Aspetos que não posso deixar de referir e que estão na nossa matriz:
- Todos os
treinos tinham de ter inerentemente os nossos Grandes Princípios presentes. Não
conseguimos criar contextos em que não haja grande valorização de questões como
contribuir para marcar e não sofrer, guardar bola, entre outros aspetos...ou
seja o jogo, o competir, o ter a capacidade de interpretar tem que estar
presente em todos os treinos e com uma densidade gigantesca! Utilizamos algumas
formas lúdicas e até mesmo isoladas para que conseguíssemos garantir diferentes
estímulos corporais, procurando sempre que tivesse um ímpeto de desafio e de
forte ligação emocional pois só assim eles sentem a necessidade de se
transcenderem nestas tarefas – aumentar graus de liberdade e contribuir para
uma forte consciência corporal para que não tenham receios mas sim confiança;
- Todas as
semanas eram planeadas tendo em conta uma reflexão prévia sobre o que queríamos
promover como acrescento sem nunca empobrecer o já antes estabelecido e
trabalhado. Adquirir sem retirar. Aqui entra não só a capacidade de
encontrarmos soluções através do principio das propensões como também o
feedback do treinador, fundamentado naquilo que hierarquizamos como essencial
mas sempre com a consciência do aqui e agora;
- Tudo o
que fazemos tem que ser altamente competitivo e fluído. Não há treino que não
tenha um campeão, mesmo que seja no jogo do galo.
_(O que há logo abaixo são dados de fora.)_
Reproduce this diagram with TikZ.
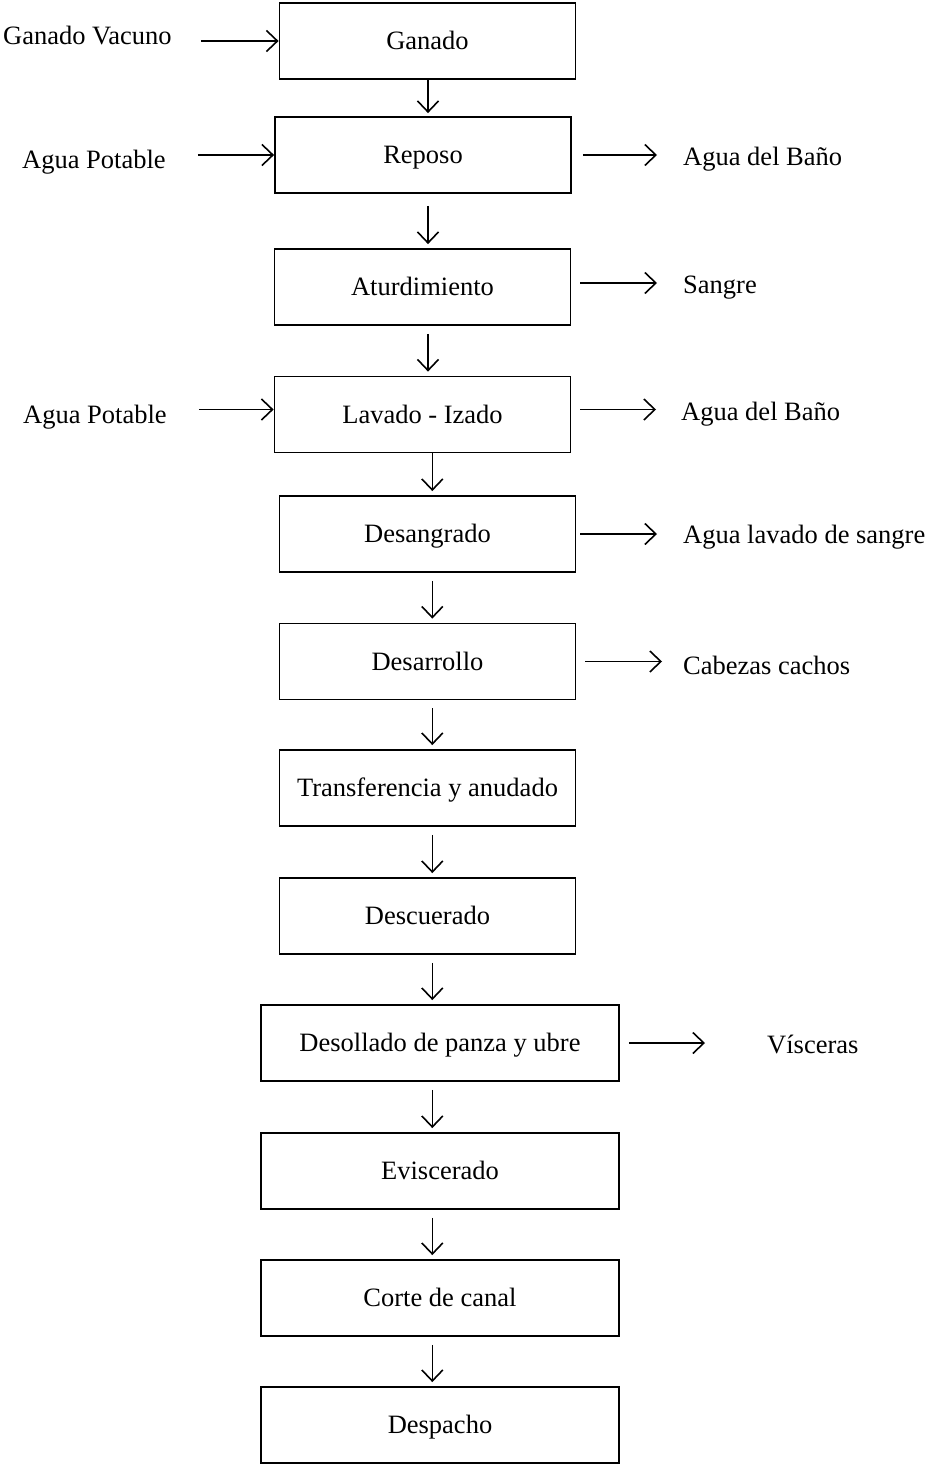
\documentclass[tikz,border=0pt]{standalone}
\usepackage{fontspec}
\setmainfont{Liberation Serif}
\usetikzlibrary{arrows.meta}

\tikzset{
  proc/.style={draw, line width=1.8pt, minimum width=296pt, minimum height=76pt,
    inner sep=0pt, text height=17.5pt, text depth=0pt},
  wide/.style={proc, minimum width=358pt},
  lbl/.style={anchor=west, inner sep=0pt, text height=17.5pt, text depth=0pt},
  flow/.style={line width=1.6pt, -{Straight Barb[length=11pt,width=21pt]}},
  gap/.style={shorten <=8pt, shorten >=4pt},
  outflow/.style={flow, shorten <=9pt, shorten >=26pt}
}

\begin{document}
\begin{tikzpicture}[x=1pt, y=-1pt, font=\fontsize{26.5}{30}\selectfont]
  \useasboundingbox (0,0) rectangle (927,1466);

  % process column
  \node[proc] (ganado)   at (427.5,41)   {Ganado};
  \node[proc] (reposo)   at (423,155)    {Reposo};
  \node[proc] (aturd)    at (422.5,287)  {Aturdimiento};
  \node[proc] (lavado)   at (422.5,414.5){Lavado - Izado};
  \node[proc] (desang)   at (427.5,534)  {Desangrado};
  \node[proc] (desarr)   at (427.5,661.5){Desarrollo};
  \node[proc] (transf)   at (427.5,788)  {Transferencia y anudado};
  \node[proc] (descue)   at (427.5,916)  {Descuerado};
  \node[wide] (desoll)   at (440,1043)   {Desollado de panza y ubre};
  \node[wide] (evisc)    at (440,1171)   {Eviscerado};
  \node[wide] (corte)    at (440,1298)   {Corte de canal};
  \node[wide] (despacho) at (440,1425)   {Despacho};

  \coordinate (axisA) at (428,0);
  \coordinate (axisB) at (432.3,0);

  \draw[flow, shorten >=3pt] (ganado.south -| axisA) -- (reposo.north -| axisA);
  \draw[flow, shorten <=12pt, shorten >=4pt] (reposo.south -| axisA) -- (aturd.north -| axisA);
  \draw[flow, gap] (aturd.south -| axisA) -- (lavado.north -| axisA);
  \draw[flow, shorten >=4pt] (lavado.south -| axisB) -- (desang.north -| axisB);
  \draw[flow, gap] (desang.south -| axisB) -- (desarr.north -| axisB);
  \draw[flow, gap] (desarr.south -| axisB) -- (transf.north -| axisB);
  \draw[flow, gap] (transf.south -| axisB) -- (descue.north -| axisB);
  \draw[flow, gap] (descue.south -| axisB) -- (desoll.north -| axisB);
  \draw[flow, gap] (desoll.south -| axisB) -- (evisc.north -| axisB);
  \draw[flow, gap] (evisc.south -| axisB) -- (corte.north -| axisB);
  \draw[flow, gap] (corte.south -| axisB) -- (despacho.north -| axisB);

  % inputs
  \node[lbl] (vacuno) at (3,36)    {Ganado Vacuno};
  \node[lbl] (potA)   at (22,160)  {Agua Potable};
  \node[lbl] (potB)   at (23,415)  {Agua Potable};
  \coordinate (lavIn) at ([yshift=5pt]lavado.west);

  \draw[flow, shorten <=29pt] (ganado.west -| vacuno.east) -- (ganado.west);
  \draw[flow, shorten <=32pt] (reposo.west -| potA.east) -- (reposo.west);
  \draw[flow, shorten <=32pt] (lavIn -| potB.east) -- (lavIn);

  % outputs
  \node[lbl] (banoA)     at (683,156.7) {Agua del Baño};
  \node[lbl] (sangre)    at (683,285)   {Sangre};
  \node[lbl] (banoB)     at (681,411.7) {Agua del Baño};
  \node[lbl] (lavsangre) at (683,535)   {Agua lavado de sangre};
  \node[lbl] (cabezas)   at (683,666)   {Cabezas cachos};
  \node[lbl] (visceras)  at (767,1045)  {Vísceras};
  \coordinate (aturdOut) at ([yshift=4pt]aturd.east);
  \coordinate (lavOut)   at ([yshift=5pt]lavado.east);

  \draw[outflow, shorten <=11pt] (reposo.east) -- (reposo.east -| banoA.west);
  \draw[outflow] (aturdOut) -- (aturdOut -| sangre.west);
  \draw[outflow, shorten >=25pt] (lavOut) -- (lavOut -| banoB.west);
  \draw[outflow, shorten <=4pt] (desang.east) -- (desang.east -| lavsangre.west);
  \draw[outflow, shorten >=21pt] (desarr.east) -- (desarr.east -| cabezas.west);
  \draw[outflow, shorten >=62pt] (desoll.east) -- (desoll.east -| visceras.west);
\end{tikzpicture}
\end{document}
Para nós sempre foi claro de
que este não seria o único ano de formação deles e que seria errado termos uma
ideia prévia demasiado grande, cheia de informação e muito “futebolês”. A ideia
é os miúdos terem muita influência na forma como construímos o processo e
sobretudo terem uma capacidade de auto regulação muito grande, até porque o
jogo não é linear e os jogadores também não, permitindo que os miúdos se
familiarizassem com as suas próprias formas de resolver os problemas mais Micro
do jogo a uma velocidade cada vez mais rápida (lógica de instinto, no jogo e
principalmente em cima da zona da bola, há sempre menos tempo para pensar, os
jogadores não podem ir sempre com dúvidas, tem que estar prontos para ter iniciativa
e reagir prontamente à capacidade dos adversários conseguirem superar a sua
oposição);
-
Utilizamos muito o feedback positivo para que eles desenvolvam índices de
confiança grande. Questionamos muito mais do que indicamos. Apelamos muito ao
sentido de “família” para que eles sejam altruístas e se valorizem muito uns
aos outros. Valorizamos sempre a necessidade de eles serem interventivos em
campo e não dependerem do feedback constante do treinador. E temos a clara
consciência de que isto só é possível tendo em conta que temos de ser
pacientes, tolerantes ao insucesso e de
que a evolução precisa sempre de tempo. Tudo o que fizemos foi sempre para
desenvolver a nossa equipa e os nossos jogadores, não trabalhamos sobre fases
de evolução nem damos maior enfase a nenhuma dimensão do rendimento. Temos é
sensibilidade para nos situarmos e percebermos o que vai sendo mais importante
para que eles evoluam, sendo que as prioridades apesar de serem analisadas em
jogo nunca foram provocadas meramente pelo jogo anterior ou seguinte;
-
Procuramos ter muitas semanas em que a formalidade do jogo e da competição
aparecesse a meio da semana também, não só porque é essencial de todo o nosso
processo, como também nos ajuda a avaliar mais vezes o que pretendemos e claro,
é altamente motivante e estimulante para os nossos jogadores. Jogamos imensas
vezes com os U11 do clube, seja em formato torneio, campeonato ou simplesmente
confronto direto. Jogamos contra equipas de futebol feminino do clube mais
velhas (fut 9 e fut 11). Jogamos contra os S13 do clube (fut 9 e fut 11). E
esta interação acabou por ser incrivelmente rica para todos, alargando-se claro
a um número grande de treinos em que os nossos jogadores iam treinar aos S13 e
os S11 vinham treinar à nossa equipa, isto é muito importante.